• _WHAT TO WORK ON_
In the entries below, find the line with "What Plotly code" and the line with "y_ticks = [2.8, 3.0, 3.2, 3.4, 3.6, 3.8, 4.0, 4.2]", then retype both and everything between them exactly. Do not copy the pictures.

• _PROVIDED RECORDS_
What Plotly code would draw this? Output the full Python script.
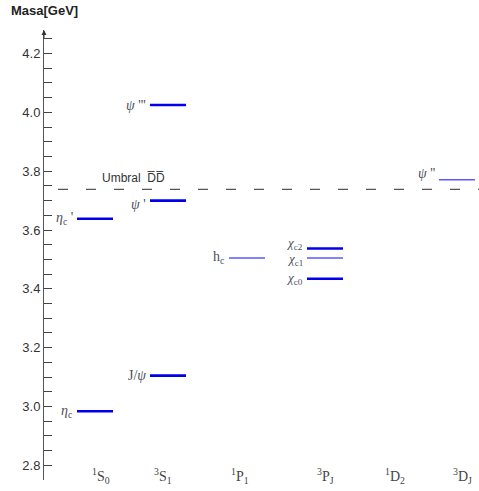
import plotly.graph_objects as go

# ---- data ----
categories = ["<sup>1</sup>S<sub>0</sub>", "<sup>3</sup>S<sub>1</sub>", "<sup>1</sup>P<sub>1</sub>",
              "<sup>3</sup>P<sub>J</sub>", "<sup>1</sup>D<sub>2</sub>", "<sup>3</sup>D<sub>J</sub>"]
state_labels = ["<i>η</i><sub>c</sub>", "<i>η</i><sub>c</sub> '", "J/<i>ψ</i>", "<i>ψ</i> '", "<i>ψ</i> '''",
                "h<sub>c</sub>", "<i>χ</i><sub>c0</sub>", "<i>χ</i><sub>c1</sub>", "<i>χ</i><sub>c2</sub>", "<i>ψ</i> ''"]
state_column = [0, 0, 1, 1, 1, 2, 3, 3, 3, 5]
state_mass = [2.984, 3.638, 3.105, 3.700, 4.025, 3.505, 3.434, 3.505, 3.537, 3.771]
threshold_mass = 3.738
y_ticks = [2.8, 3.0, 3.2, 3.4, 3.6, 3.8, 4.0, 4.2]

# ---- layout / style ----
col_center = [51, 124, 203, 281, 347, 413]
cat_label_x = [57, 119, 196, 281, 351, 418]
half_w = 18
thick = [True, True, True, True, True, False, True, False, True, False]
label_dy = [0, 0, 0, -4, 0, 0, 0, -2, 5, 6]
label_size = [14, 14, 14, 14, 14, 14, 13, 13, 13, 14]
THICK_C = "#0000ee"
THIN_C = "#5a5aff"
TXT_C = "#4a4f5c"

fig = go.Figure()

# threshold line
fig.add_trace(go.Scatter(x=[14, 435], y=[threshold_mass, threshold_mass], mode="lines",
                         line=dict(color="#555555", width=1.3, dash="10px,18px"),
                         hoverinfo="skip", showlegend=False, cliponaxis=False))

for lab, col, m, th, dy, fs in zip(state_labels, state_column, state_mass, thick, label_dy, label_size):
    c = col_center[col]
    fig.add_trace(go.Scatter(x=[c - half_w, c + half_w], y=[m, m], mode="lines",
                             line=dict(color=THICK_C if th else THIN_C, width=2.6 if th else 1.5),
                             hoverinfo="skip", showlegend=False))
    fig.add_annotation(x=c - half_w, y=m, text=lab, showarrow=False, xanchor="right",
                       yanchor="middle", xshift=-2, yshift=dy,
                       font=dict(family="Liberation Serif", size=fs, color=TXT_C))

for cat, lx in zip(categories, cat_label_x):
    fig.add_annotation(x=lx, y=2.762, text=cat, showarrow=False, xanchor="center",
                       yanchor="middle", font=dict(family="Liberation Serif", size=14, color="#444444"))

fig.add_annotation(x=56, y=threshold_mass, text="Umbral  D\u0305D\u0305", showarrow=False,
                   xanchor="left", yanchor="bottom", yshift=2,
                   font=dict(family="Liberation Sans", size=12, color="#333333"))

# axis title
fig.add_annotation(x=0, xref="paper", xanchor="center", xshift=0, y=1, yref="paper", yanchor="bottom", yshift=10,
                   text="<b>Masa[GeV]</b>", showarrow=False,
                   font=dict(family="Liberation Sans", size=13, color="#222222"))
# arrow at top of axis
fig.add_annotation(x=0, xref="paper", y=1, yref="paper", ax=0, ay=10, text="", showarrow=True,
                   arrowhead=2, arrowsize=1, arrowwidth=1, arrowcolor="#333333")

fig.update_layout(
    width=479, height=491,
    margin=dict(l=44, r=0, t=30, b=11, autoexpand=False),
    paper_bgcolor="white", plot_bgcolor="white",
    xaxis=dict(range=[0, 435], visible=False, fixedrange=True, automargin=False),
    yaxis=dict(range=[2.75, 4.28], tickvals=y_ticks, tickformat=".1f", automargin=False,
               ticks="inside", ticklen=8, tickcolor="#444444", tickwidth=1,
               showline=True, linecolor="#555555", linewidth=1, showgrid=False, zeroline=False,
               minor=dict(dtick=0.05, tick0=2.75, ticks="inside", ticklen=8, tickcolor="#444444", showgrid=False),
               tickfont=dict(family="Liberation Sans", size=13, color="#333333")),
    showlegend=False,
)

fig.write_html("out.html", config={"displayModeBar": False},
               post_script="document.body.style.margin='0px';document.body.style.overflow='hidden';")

* * *

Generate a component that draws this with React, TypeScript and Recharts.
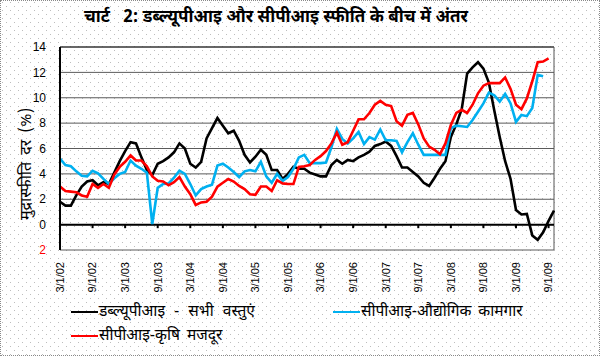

• _THE RESULT_
What Plotly code would draw this? Output the full Python script.
import plotly.graph_objects as go

# ---- data ----
categories = ["<sup>1</sup>S<sub>0</sub>", "<sup>3</sup>S<sub>1</sub>", "<sup>1</sup>P<sub>1</sub>",
              "<sup>3</sup>P<sub>J</sub>", "<sup>1</sup>D<sub>2</sub>", "<sup>3</sup>D<sub>J</sub>"]
state_labels = ["<i>η</i><sub>c</sub>", "<i>η</i><sub>c</sub> '", "J/<i>ψ</i>", "<i>ψ</i> '", "<i>ψ</i> '''",
                "h<sub>c</sub>", "<i>χ</i><sub>c0</sub>", "<i>χ</i><sub>c1</sub>", "<i>χ</i><sub>c2</sub>", "<i>ψ</i> ''"]
state_column = [0, 0, 1, 1, 1, 2, 3, 3, 3, 5]
state_mass = [2.984, 3.638, 3.105, 3.700, 4.025, 3.505, 3.434, 3.505, 3.537, 3.771]
threshold_mass = 3.738
y_ticks = [2.8, 3.0, 3.2, 3.4, 3.6, 3.8, 4.0, 4.2]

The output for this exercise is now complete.